Romantic Period (1820–1910)
Times of Change
The term romantic describes a way of thinking that influenced much of the philosophy, literature, and visual arts of the early 19th century. The romantics were excited by the upheavals that followed the French Revolution, and fascinated by the power of the individual. Unbridled expression of emotions became an important component of all art forms. Poetry, literature, theater, music, and the graphic arts often depicted individuals who gave full rein to their feelings and lived in a private world of often turbulent emotions and solitary dreams. The idealistic “hero” figure represented the grandest possibilities of each individual.
Romanticism began at the end of the 18th century as a literary concept and was more of an attitude of mind than an actual code. Romantics rejected the supposedly cold, intellectual, logical approach of the Classical period. Instead, they trusted in the instinctive truth of their own emotions. Rules no longer circumscribed what could be achieved.
Related Arts
One of the main characteristics of Romantic music was its strong relationship to other art forms, in particular painting and literature. The Romantic poetry of Lord Byron inspired the art of Eugène Delacroix, who in turn painted a portrait of his friend Chopin. Franz Schubert, enchanted by the writing of Friedrich Schiller and Johann Wolfgang von Goethe, created many beautiful songs from the texts of their works.
Romanticism gave new life to opera. At the dawn of this period, there were two main opera styles: Italian and German. In typical style, the Italians —led by Rossini, Donizetti and Bellini, about whom we will learn more later—emphasized great melodies and catchy tunes, while the Germans less interested in memorable tuneswere and more in high drama. Beethoven had already created heroic, larger-than-life characters in his —Fidelio—premiered in 1805. In the 1820s, Carl Maria von Weber took things a step further, and started using specific themes to denote particular characters. His opera Der Freischütz (The Marksman), considered the first important German Romantic opera, would impress the young Richard Wagner, who used the union of opera and drama as the vehicle for the Gesamtkunstwerk (total work of art), a grand creation that combined of all the arts.

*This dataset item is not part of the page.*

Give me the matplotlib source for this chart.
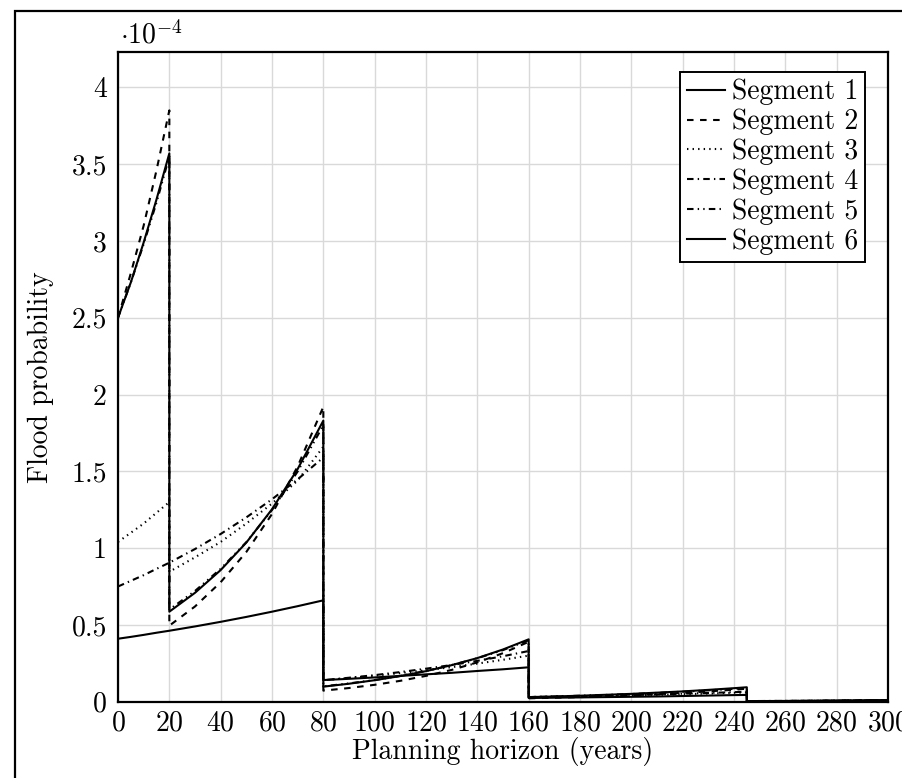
import matplotlib
matplotlib.use("Agg")
import matplotlib.pyplot as plt
from matplotlib.patches import Rectangle

# 年（更新時点で値が飛ぶので同じ年を2回入れる）
years = [0, 5, 10, 15, 20,
         20, 30, 40, 50, 60, 70, 80,
         80, 90, 100, 110, 120, 130, 140, 150, 160,
         160, 170, 180, 190, 200, 210, 220, 230, 240, 245,
         245, 250, 260, 270, 280, 290, 300]

# 浸水確率 (x 1e-4)
seg1 = [2.50, 2.73, 2.99, 3.27, 3.57,
        0.586, 0.709, 0.857, 1.036, 1.253, 1.515, 1.83,
        0.098, 0.117, 0.140, 0.167, 0.199, 0.238, 0.284, 0.340, 0.406,
        0.030, 0.034, 0.039, 0.045, 0.051, 0.059, 0.067, 0.077, 0.088, 0.094,
        0.003, 0.0035, 0.0045, 0.0056, 0.007, 0.0088, 0.011]
seg2 = [2.50, 2.79, 3.10, 3.46, 3.85,
        0.495, 0.620, 0.778, 0.975, 1.222, 1.532, 1.92,
        0.072, 0.089, 0.110, 0.136, 0.168, 0.207, 0.256, 0.316, 0.390,
        0.022, 0.026, 0.030, 0.035, 0.042, 0.049, 0.057, 0.067, 0.078, 0.085,
        0.002, 0.0025, 0.0033, 0.0044, 0.0058, 0.0077, 0.010]
seg3 = [1.04, 1.10, 1.16, 1.23, 1.30,
        0.846, 0.94, 1.04, 1.16, 1.29, 1.44, 1.66,
        0.140, 0.154, 0.169, 0.186, 0.205, 0.225, 0.248, 0.273, 0.300,
        0.030, 0.033, 0.035, 0.038, 0.042, 0.045, 0.049, 0.053, 0.058, 0.060,
        0.004, 0.0043, 0.005, 0.0058, 0.0067, 0.0078, 0.009]
seg4 = [0.750, 0.787, 0.824, 0.865, 0.905,
        0.905, 0.994, 1.092, 1.200, 1.318, 1.448, 1.59,
        0.140, 0.156, 0.173, 0.193, 0.215, 0.239, 0.266, 0.296, 0.330,
        0.030, 0.033, 0.036, 0.039, 0.043, 0.047, 0.052, 0.057, 0.062, 0.065,
        0.004, 0.0044, 0.0052, 0.006, 0.007, 0.0082, 0.0095]
seg5 = [2.50, 2.73, 2.98, 3.25, 3.55,
        0.600, 0.721, 0.865, 1.039, 1.248, 1.499, 1.80,
        0.100, 0.119, 0.141, 0.168, 0.200, 0.238, 0.283, 0.336, 0.400,
        0.030, 0.034, 0.039, 0.044, 0.050, 0.057, 0.065, 0.074, 0.084, 0.088,
        0.003, 0.0034, 0.0043, 0.0054, 0.0068, 0.0086, 0.011]
seg6 = [0.410, 0.422, 0.435, 0.449, 0.462,
        0.462, 0.490, 0.520, 0.552, 0.586, 0.622, 0.660,
        0.141, 0.149, 0.158, 0.168, 0.178, 0.188, 0.200, 0.211, 0.224,
        0.024, 0.026, 0.028, 0.030, 0.032, 0.034, 0.037, 0.040, 0.043, 0.044,
        0.004, 0.0043, 0.0048, 0.0054, 0.006, 0.007, 0.008]

labels = ["Segment 1", "Segment 2", "Segment 3", "Segment 4", "Segment 5", "Segment 6"]
series = [seg1, seg2, seg3, seg4, seg5, seg6]
dash_list = [None, (4.7, 4.7), (1.0, 3.0), (4.7, 3.0, 1.0, 3.0),
             (4.7, 3.0, 1.0, 3.0, 1.0, 3.0), None]

FS = 20
plt.rcParams["font.family"] = "serif"
plt.rcParams["font.serif"] = ["cmr10", "DejaVu Serif"]
plt.rcParams["mathtext.fontset"] = "cm"
plt.rcParams["axes.formatter.use_mathtext"] = True
plt.rcParams["lines.scale_dashes"] = False
plt.rcParams["font.size"] = FS

fig = plt.figure(figsize=(9.03, 7.78), dpi=100)
ax = fig.add_axes([118 / 903, 1 - 701.7 / 778, 770 / 903, 649.7 / 778])

for vals, lab, d in zip(series, labels, dash_list):
    line, = ax.plot(years, vals, color="black", lw=1.5, label=lab)
    if d is not None:
        line.set_dashes(d)

ax.set_xlim(0, 300)
ax.set_ylim(0, 4.23)
ax.set_xticks(range(0, 301, 20))
ax.set_yticks([0, 0.5, 1, 1.5, 2, 2.5, 3, 3.5, 4])
ax.set_yticklabels(["0", "0.5", "1", "1.5", "2", "2.5", "3", "3.5", "4"])
ax.grid(True, color="#d9d9d9", lw=1.0)
ax.set_axisbelow(True)
ax.tick_params(length=0, labelsize=FS)
ax.tick_params(axis="x", pad=6)
ax.tick_params(axis="y", pad=8)
for s in ax.spines.values():
    s.set_linewidth(1.6)

ax.set_xlabel("Planning horizon (years)", fontsize=FS)
ax.set_ylabel("Flood probability", fontsize=FS)
ax.xaxis.set_label_coords(0.5, -0.055)
ax.yaxis.set_label_coords(-0.083, 0.5)

fig.text(120 / 903, 1 - 43 / 778, r"$\cdot 10^{-4}$", fontsize=FS, va="baseline")

leg = ax.legend(loc="upper right", bbox_to_anchor=(865 / 903, 1 - 72 / 778),
                bbox_transform=fig.transFigure, fancybox=False, framealpha=1,
                edgecolor="black", handlelength=1.35, handletextpad=0.25,
                labelspacing=0.12, borderpad=0.25, borderaxespad=0,
                fontsize=FS)
leg.get_frame().set_linewidth(1.4)

# 外枠
fig.add_artist(Rectangle((15 / 903, -0.1), 1.2, 1 - 11 / 778 + 0.1,
                         transform=fig.transFigure, fill=False,
                         edgecolor="black", lw=1.6, clip_on=False))

fig.savefig("out.png", dpi=100)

Program Music and The Symphonie Fantastique
Audiences in the Romantic era were fascinated with program music; i.e., music that told a story or painted a musical picture. The four main types of program music in the Romantic era were
- incidental music,
- the concert overture,
- the symphonic poem, and
- the program symphony.
Composers wrote incidental music to be performed during a play. Its modern equivalent would be music for film. A single-movement work, the concert overture was designed to be a short attention-grabber at the beginning of a concert. The symphonic poem, also a single-movement work, was most frequently found in the music of the late-Romantic period. Finally, the program symphony was a multiple-movement symphony with a program.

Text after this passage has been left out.